- Provided data
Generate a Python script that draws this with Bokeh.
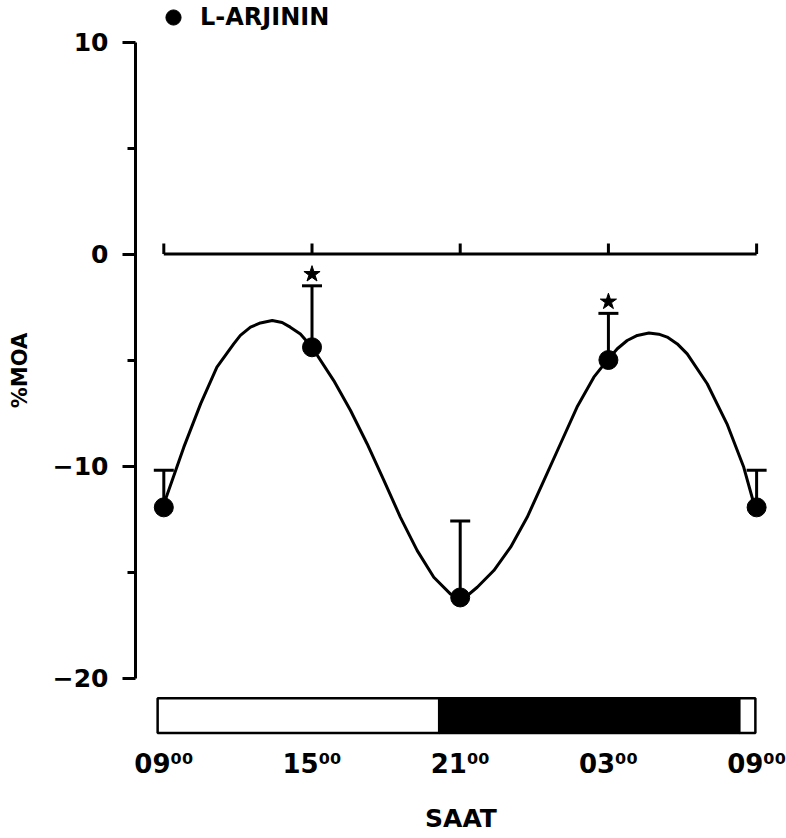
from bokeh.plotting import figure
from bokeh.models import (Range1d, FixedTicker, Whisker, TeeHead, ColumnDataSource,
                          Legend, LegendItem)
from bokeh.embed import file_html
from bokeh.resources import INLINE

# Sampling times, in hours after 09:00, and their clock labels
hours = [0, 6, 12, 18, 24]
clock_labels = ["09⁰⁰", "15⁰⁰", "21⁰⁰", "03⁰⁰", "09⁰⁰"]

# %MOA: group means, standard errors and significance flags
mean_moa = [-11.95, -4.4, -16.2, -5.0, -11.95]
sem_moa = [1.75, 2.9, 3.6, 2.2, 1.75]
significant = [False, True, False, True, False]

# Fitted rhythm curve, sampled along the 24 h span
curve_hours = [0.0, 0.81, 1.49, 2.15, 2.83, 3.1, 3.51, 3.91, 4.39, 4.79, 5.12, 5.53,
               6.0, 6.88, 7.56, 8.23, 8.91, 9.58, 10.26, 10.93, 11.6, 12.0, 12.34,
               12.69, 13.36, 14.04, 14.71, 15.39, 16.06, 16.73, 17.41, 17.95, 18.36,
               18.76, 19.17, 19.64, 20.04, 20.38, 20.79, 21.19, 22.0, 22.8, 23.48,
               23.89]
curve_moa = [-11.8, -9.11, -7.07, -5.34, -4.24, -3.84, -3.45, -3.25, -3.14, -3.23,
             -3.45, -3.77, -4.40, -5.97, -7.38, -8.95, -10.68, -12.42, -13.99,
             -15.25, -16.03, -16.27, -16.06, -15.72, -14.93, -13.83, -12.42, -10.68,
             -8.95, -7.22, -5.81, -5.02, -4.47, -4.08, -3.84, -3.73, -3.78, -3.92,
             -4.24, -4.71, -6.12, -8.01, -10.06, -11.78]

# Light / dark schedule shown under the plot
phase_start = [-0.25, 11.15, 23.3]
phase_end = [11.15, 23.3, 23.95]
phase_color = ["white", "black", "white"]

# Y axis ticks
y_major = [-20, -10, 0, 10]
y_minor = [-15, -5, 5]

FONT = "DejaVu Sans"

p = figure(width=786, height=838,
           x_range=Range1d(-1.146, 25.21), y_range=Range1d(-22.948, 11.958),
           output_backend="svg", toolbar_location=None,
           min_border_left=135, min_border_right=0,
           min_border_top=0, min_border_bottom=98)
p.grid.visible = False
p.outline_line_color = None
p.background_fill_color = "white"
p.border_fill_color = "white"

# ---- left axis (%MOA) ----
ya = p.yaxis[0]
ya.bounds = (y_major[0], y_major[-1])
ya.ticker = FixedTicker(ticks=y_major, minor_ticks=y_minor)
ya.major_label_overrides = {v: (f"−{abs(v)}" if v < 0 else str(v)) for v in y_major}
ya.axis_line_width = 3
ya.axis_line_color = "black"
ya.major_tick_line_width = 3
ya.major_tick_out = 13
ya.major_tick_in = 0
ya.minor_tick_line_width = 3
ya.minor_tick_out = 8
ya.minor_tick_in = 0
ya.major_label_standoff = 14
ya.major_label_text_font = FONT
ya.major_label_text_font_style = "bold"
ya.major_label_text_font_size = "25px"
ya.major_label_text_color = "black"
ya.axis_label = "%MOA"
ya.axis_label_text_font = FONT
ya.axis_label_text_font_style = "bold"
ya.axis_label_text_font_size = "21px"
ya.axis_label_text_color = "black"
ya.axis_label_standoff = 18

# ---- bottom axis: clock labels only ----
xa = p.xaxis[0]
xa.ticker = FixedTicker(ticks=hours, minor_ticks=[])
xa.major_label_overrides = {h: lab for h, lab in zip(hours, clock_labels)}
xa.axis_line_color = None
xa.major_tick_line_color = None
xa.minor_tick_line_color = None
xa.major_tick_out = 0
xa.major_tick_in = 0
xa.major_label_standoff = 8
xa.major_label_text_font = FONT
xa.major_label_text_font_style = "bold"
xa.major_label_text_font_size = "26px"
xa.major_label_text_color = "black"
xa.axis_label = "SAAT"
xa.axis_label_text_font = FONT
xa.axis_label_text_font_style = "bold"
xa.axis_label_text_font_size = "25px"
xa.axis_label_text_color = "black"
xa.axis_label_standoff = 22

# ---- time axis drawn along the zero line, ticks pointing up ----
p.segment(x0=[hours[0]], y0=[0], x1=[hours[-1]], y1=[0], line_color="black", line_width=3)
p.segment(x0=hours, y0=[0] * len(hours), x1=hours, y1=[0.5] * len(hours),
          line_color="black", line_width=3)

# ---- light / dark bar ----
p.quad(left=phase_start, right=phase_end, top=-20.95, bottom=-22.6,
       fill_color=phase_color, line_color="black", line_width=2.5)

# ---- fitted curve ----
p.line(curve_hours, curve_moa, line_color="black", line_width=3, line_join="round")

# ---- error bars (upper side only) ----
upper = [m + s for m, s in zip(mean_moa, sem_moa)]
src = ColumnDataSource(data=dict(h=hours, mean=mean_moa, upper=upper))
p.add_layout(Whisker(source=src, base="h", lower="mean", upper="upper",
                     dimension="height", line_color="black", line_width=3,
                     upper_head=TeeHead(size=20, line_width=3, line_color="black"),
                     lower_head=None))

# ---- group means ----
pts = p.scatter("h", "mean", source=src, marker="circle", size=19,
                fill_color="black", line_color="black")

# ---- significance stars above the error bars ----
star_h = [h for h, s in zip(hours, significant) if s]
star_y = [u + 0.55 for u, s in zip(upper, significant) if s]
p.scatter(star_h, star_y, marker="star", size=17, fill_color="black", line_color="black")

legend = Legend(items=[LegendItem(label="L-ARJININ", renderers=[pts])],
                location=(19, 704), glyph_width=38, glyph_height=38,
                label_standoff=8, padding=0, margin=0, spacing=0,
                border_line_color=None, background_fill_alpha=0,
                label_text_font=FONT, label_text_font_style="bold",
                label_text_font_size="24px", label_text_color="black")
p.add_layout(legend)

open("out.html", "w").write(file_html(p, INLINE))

- Your task
Skip the pictures and restate exactly the lines from the beginning of the listing to the line with "significant = [False, True, False, True, False]", that line included.

- Written reply
Generate a Python script that draws this with Bokeh.
from bokeh.plotting import figure
from bokeh.models import (Range1d, FixedTicker, Whisker, TeeHead, ColumnDataSource,
                          Legend, LegendItem)
from bokeh.embed import file_html
from bokeh.resources import INLINE

# Sampling times, in hours after 09:00, and their clock labels
hours = [0, 6, 12, 18, 24]
clock_labels = ["09⁰⁰", "15⁰⁰", "21⁰⁰", "03⁰⁰", "09⁰⁰"]

# %MOA: group means, standard errors and significance flags
mean_moa = [-11.95, -4.4, -16.2, -5.0, -11.95]
sem_moa = [1.75, 2.9, 3.6, 2.2, 1.75]
significant = [False, True, False, True, False]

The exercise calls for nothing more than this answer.